In Palma selbst ist der Mercado Olivar wegen seiner lokalen Produkte – oder um Austern zu essen und Cava zu trinken – ein Muss für alle Genießer. Es ist das Markthallen-Ambiente und das Mittendrinsein zwischen Fremden und Einheimischen. Wer gerne Fisch ist, sollte das Restaurant „Ca‘n Eduardo" am Hafen unbedingt auf seiner Liste haben. Und dann gibt es am Samstagnachmittag noch den Tardeo, dieses Flanieren mit der ganzen Familie im Stadtteil Santa Catalina, bevor es für Nachtschwärmer heißt: Tapas essen in „La Boveda", auf einen Cocktail ins „Abaco" und den Rest der Nacht zum Abtanzen ins „Tito’s".

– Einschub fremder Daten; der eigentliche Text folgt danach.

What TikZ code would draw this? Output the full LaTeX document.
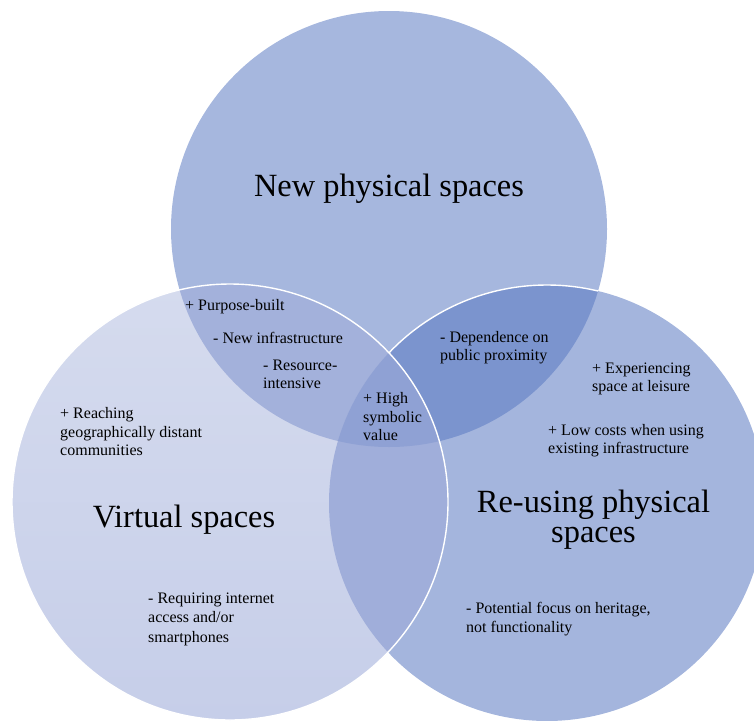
\documentclass[tikz,border=0pt]{standalone}
\usepackage{fontspec}
\setmainfont{Liberation Serif}
\definecolor{TopC}{RGB}{166,183,222}
\definecolor{RightC}{RGB}{164,181,221}
\definecolor{LeftTopC}{RGB}{213,219,238}
\definecolor{LeftBotC}{RGB}{198,206,233}
\definecolor{TLC}{RGB}{163,177,219}
\definecolor{TRC}{RGB}{123,148,206}
\definecolor{LRC}{RGB}{160,174,218}
\definecolor{CC}{RGB}{143,161,212}
\tikzset{
  small/.style={anchor=base west, inner sep=0pt, font=\fontsize{16}{18.5}\selectfont},
  big/.style={anchor=base, inner sep=0pt, font=\fontsize{32.4}{31}\selectfont},
  outline/.style={draw=white, line width=1.4pt}
}
\begin{document}
\begin{tikzpicture}[x=1pt,y=-1pt]
\useasboundingbox (0,0) rectangle (754,720);
\clip (0,0) rectangle (754,720);
\def\R{218}
\coordinate (T) at (389,229);
\coordinate (L) at (230,502);
\coordinate (Rc) at (547,503);
% base fills
\fill[TopC] (T) circle (\R);
\fill[RightC] (Rc) circle (\R);
\begin{scope}
  \clip (T) circle (\R);
  \fill[TRC] (Rc) circle (\R);
  \draw[outline] (Rc) circle (\R);
\end{scope}
\shade[top color=LeftTopC, bottom color=LeftBotC] (L) circle (\R);
\begin{scope}
  \clip (T) circle (\R);
  \fill[TLC] (L) circle (\R);
\end{scope}
\begin{scope}
  \clip (L) circle (\R);
  \fill[LRC] (Rc) circle (\R);
\end{scope}
\begin{scope}
  \clip (T) circle (\R);
  \clip (L) circle (\R);
  \fill[CC] (Rc) circle (\R);
\end{scope}
\draw[outline] (L) circle (\R);
% titles
\node[big] (tnew) at (389,196) {New physical spaces};
\node[big] (tvir) at (184,527) {Virtual spaces};
\node[big] (tre1) at (593.5,512) {Re-using physical};
\node[big] (tre2) at (593.5,542) {spaces};
% top-left overlap
\node[small] (pb) at (185,310) {+ Purpose-built};
\node[small] (ni) at (213,343) {- New infrastructure};
\node[small] (ri1) at (263,370) {- Resource-};
\node[small] (ri2) at (263,388) {intensive};
% centre
\node[small] (hs1) at (363,403) {+ High};
\node[small] (hs2) at (363,422) {symbolic};
\node[small] (hs3) at (363,440) {value};
% top-right overlap
\node[small] (dp1) at (440,342) {- Dependence on};
\node[small] (dp2) at (440,360) {public proximity};
% right
\node[small] (ex1) at (592,373) {+ Experiencing};
\node[small] (ex2) at (592,391) {space at leisure};
\node[small] (lc1) at (548,435) {+ Low costs when using};
\node[small] (lc2) at (548,453) {existing infrastructure};
\node[small] (pf1) at (466,613) {- Potential focus on heritage,};
\node[small] (pf2) at (466,632) {not functionality};
% left
\node[small] (rd1) at (60,418) {+ Reaching};
\node[small] (rd2) at (60,437) {geographically distant};
\node[small] (rd3) at (60,455) {communities};
\node[small] (ri3) at (148,603) {- Requiring internet};
\node[small] (ri4) at (148,622) {access and/or};
\node[small] (ri5) at (148,642) {smartphones};
\end{tikzpicture}
\end{document}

Mallorca für ein paar Tage oder ein paar Wochen: Alles ist drin, es gibt immer etwas zu sehen und zu bestaunen. Und Tipps von Inselbewohnern wie Joana Llado sind immer noch die besten! Ich habe sie beherzigt und mich wohlgefühlt, obwohl das Gefühl von damals ein ganz anderes war. Aber das ist ja klar, einst war Mallorca so exotisch für uns wie heute Bali. Zeiten ändern sich zwar, aber die Baleareninsel ist für viele immer noch das schönste Urlaubsziel, das es gibt.